The World Bank estimates that rising food prices will push an additional six million Nigerians into poverty, urging the government to focus on short-term welfare policies.
The Washington-based institution stated this in its latest report titled ‘COVID-19 in Nigeria: Frontline Data and Pathways for Policy’.
The World Bank estimated in June that rising prices alone would push an estimated 7 million Nigerians into poverty by 2020, without considering the direct impacts of COVID-19.
The effects of the COVID-19 pandemic, according to the World Bank, have put Nigerian households’ food security in jeopardy.
“The rise in prices witnessed between June 2020 and June 2021 alone could push another six million Nigerians into poverty, with urban areas being disproportionately affected. This underscores the need for short-term policies to support welfare,” the report reads.
“The simple simulations suggest that the share of Nigerians living below the national poverty line could have increased from 40.1 percent to 42.8 percent due to the food price inflation witnessed between June 2020 and June 2021.
“This means about 5.6 million additional Nigerians would be living in poverty. While food price inflation would decrease purchasing power and raise poverty across Nigeria, it appears that urban areas could be disproportionately affected.
“In 2018/19, about 16 percent of poor Nigerians were urban dwellers. Yet among those who would be newly impoverished by the increase in food prices between June 2020 and June 2021, around 27 percent would be from urban areas.
“Nevertheless, poverty in Nigeria is set to remain a primarily rural phenomenon, with or without rising food prices.”
The report said that coverage of social protection programs remained low throughout the COVID-19 crisis.
It stated that between March 2020 and March 2021, only 4% of households received cash assistance from the federal, state, or local governments.
According to the World Bank, this figure was significantly lower than what would be required to counteract the crisis’s widening and deepening of poverty.
While many schools have reopened across Nigeria, learning that was lost during the COVID-19 crisis must still be recovered, and some children have not returned to school, the report added.
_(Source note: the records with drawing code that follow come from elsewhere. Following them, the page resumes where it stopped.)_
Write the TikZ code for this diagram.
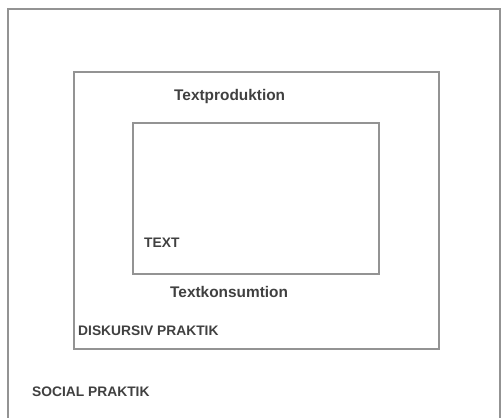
\documentclass[tikz,border=0pt]{standalone}
\usepackage{fontspec}
\setsansfont{Liberation Sans}
\usetikzlibrary{positioning}
\tikzset{Box/.style={rectangle,draw=gray!85,line width=1.3pt,inner sep=0pt},
  Lbl/.style={font=\sffamily\bfseries\fontsize{15.4}{18}\selectfont,text=black!75,inner sep=0pt,anchor=west},
  Cap/.style={Lbl,font=\sffamily\bfseries\fontsize{13.8}{16}\selectfont}}

\begin{document}
\begin{tikzpicture}[x=1pt,y=-1pt]
    \useasboundingbox (0,0) rectangle (504,418);
    \clip (0,0) rectangle (504,418);
    \node[Box,minimum width=492pt,minimum height=421pt] (social) at (254,219.5) {};
    \node[Box,minimum width=365pt,minimum height=277pt] (diskursiv) at (256.5,210.5) {};
    \node[Box,minimum width=246pt,minimum height=151pt] (text) at (256,198.5) {};
    \node[Lbl] (prod) at (174,97) {Textproduktion};
    \node[Lbl] (kons) at (170,292) {Textkonsumtion};
    \node[Cap] (textlbl) at (144,243) {TEXT};
    \node[Cap] (disklbl) at (78,331) {DISKURSIV PRAKTIK};
    \node[Cap] (soclbl) at (32,392) {SOCIAL PRAKTIK};
  \end{tikzpicture}
\end{document}
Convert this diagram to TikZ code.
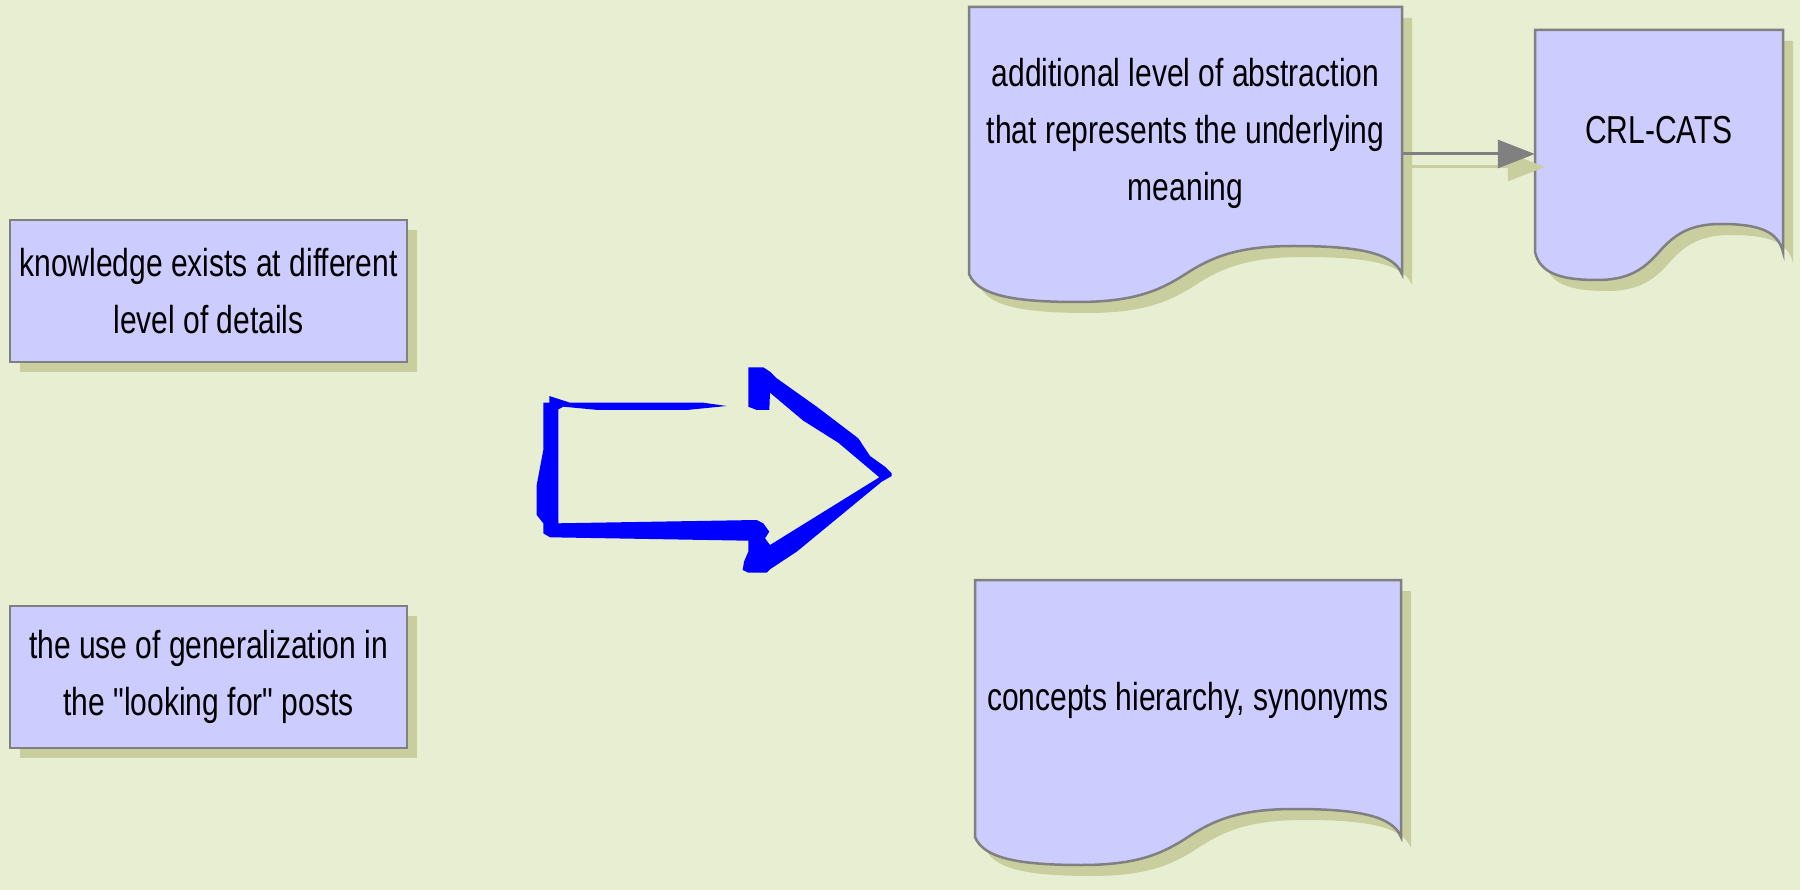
\documentclass[tikz,border=0pt]{standalone}
\usepackage{fontspec}
\setmainfont{Liberation Sans}[FakeStretch=0.77, Ligatures=TeXOff]
\usetikzlibrary{arrows.meta,shadows}

\definecolor{bgc}{RGB}{232,238,210}
\definecolor{boxc}{RGB}{204,204,255}
\definecolor{edgec}{RGB}{128,128,128}
\definecolor{shadowc}{RGB}{201,206,159}
\definecolor{bigarrow}{RGB}{0,0,255}

% document shape: style, left, right, top, straight bottom, wave amplitude
\newcommand\docpath[6]{%
  \path[#1] (#2,#4) -- (#3,#4) -- (#3,#5)
    .. controls ({#3-0.02*(#3-#2)},{#5-0.75*#6}) and ({#2+0.9*(#3-#2)},{#5-#6})
    .. ({#2+0.75*(#3-#2)},{#5-#6})
    .. controls ({#2+0.62*(#3-#2)},{#5-#6}) and ({#2+0.56*(#3-#2)},{#5-0.6*#6})
    .. ({#2+0.5*(#3-#2)},{#5})
    .. controls ({#2+0.44*(#3-#2)},{#5+0.6*#6}) and ({#2+0.38*(#3-#2)},{#5+#6})
    .. ({#2+0.25*(#3-#2)},{#5+#6})
    .. controls ({#2+0.1*(#3-#2)},{#5+#6}) and ({#2+0.02*(#3-#2)},{#5+0.75*#6})
    .. (#2,#5) -- cycle;}

\tikzset{
  txt/.style={font=\fontsize{39}{57}\selectfont, align=center, inner sep=0pt},
  plainbox/.style={txt, rectangle, fill=boxc, draw=edgec, line width=2.5pt,
    drop shadow={shadow xshift=10pt, shadow yshift=-10pt, opacity=1, fill=shadowc}},
  docfill/.style={fill=boxc, draw=edgec, line width=2.5pt},
  docshade/.style={fill=shadowc},
  doctext/.style={txt, rectangle},
  conn/.style={draw=edgec, line width=3pt, -{Triangle[length=37pt,width=28pt]}},
  connshade/.style={draw=shadowc, line width=3pt, -{Triangle[length=37pt,width=28pt]}},
}

\begin{document}
\begin{tikzpicture}[x=1pt,y=-1pt]
  \fill[bgc] (0,0) rectangle (1800,890);
  \useasboundingbox (0,0) rectangle (1800,890);

  % left statements
  \node[plainbox, minimum width=397pt, minimum height=142pt] (know) at (208.5,291)
    {knowledge exists at different\\level of details};
  \node[plainbox, minimum width=397pt, minimum height=142pt] (gen) at (208.5,677)
    {the use of generalization in\\the "looking for" posts};

  % document shadows
  \begin{scope}[shift={(10,11)}]
    \docpath{docshade}{969}{1402}{7}{274}{28}
    \docpath{docshade}{1535}{1783}{30}{252}{28}
    \docpath{docshade}{975}{1401}{580}{837}{28}
  \end{scope}

  % documents
  \docpath{docfill}{969}{1402}{7}{274}{28}
  \docpath{docfill}{1535}{1783}{30}{252}{28}
  \docpath{docfill}{975}{1401}{580}{837}{28}

  \node[doctext, minimum width=433pt, minimum height=250pt] (abs) at (1185.5,133)
    {additional level of abstraction\\that represents the underlying\\meaning};
  \node[doctext, minimum width=248pt, minimum height=200pt] (crl) at (1659,130) {CRL-CATS};
  \node[doctext, minimum width=426pt, minimum height=240pt] (conc) at (1188,700)
    {concepts hierarchy, synonyms};

  % connector between the upper documents
  \coordinate (link) at (0,154);
  \coordinate (la) at (abs.east |- link);
  \coordinate (lb) at (crl.west |- link);
  \draw[connshade] ([shift={(10,13)}]la) -- ([shift={(10,13)}]lb);
  \draw[conn] (la) -- (lb);

  % large hand-drawn outline arrow
  \fill[bigarrow] (726.7,406) -- (703.3,402.7) -- (570,402.7) -- (549.3,396)
    -- (549.3,402.7) -- (543.3,402.7) -- (543.3,450) -- (536.7,485)
    -- (536.7,515) -- (543.3,523.3) -- (543.3,533.3) -- (550,537.3)
    -- (748.3,540.7) -- (748.3,551.7) -- (744,561.7) -- (742.7,570)
    -- (748.3,572.7) -- (766.7,572.7) -- (770,569.3) -- (796.7,551.7)
    -- (881.7,481.7) -- (891.7,476) -- (891.7,473.3) -- (885,466.7)
    -- (870,456) -- (858.3,438.3) -- (816.7,406.7) -- (776.7,378.3)
    -- (770,371.7) -- (763.3,367.3) -- (748.3,367.3) -- (748.3,406.7)
    -- (756.7,410) -- (769.3,410) -- (770,392.7) -- (803.3,420.7)
    -- (838.3,442.7) -- (879.3,477.3) -- (770,545) -- (765,538.3)
    -- (769.3,531.7) -- (763.3,523.3) -- (756.7,520) -- (558.3,523.3)
    -- (558.3,409.3) -- (563.3,406.7) -- (598.3,410) -- (686.7,410) -- cycle;
\end{tikzpicture}
\end{document}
The report suggested three immediate priorities that could provide the bedrock for recovery.
“First, rolling out vaccines quickly and equitably should reduce the direct health threat posed by the virus,” the report reads.
“Second, it will be essential to help children remediate the learning losses incurred during the pandemic – by getting them back to school or by finding low-tech remote solutions that work for the poor where this is not possible.
“Third, expanding social protection could provide short-term relief for the welfare losses Nigerian households are currently facing.”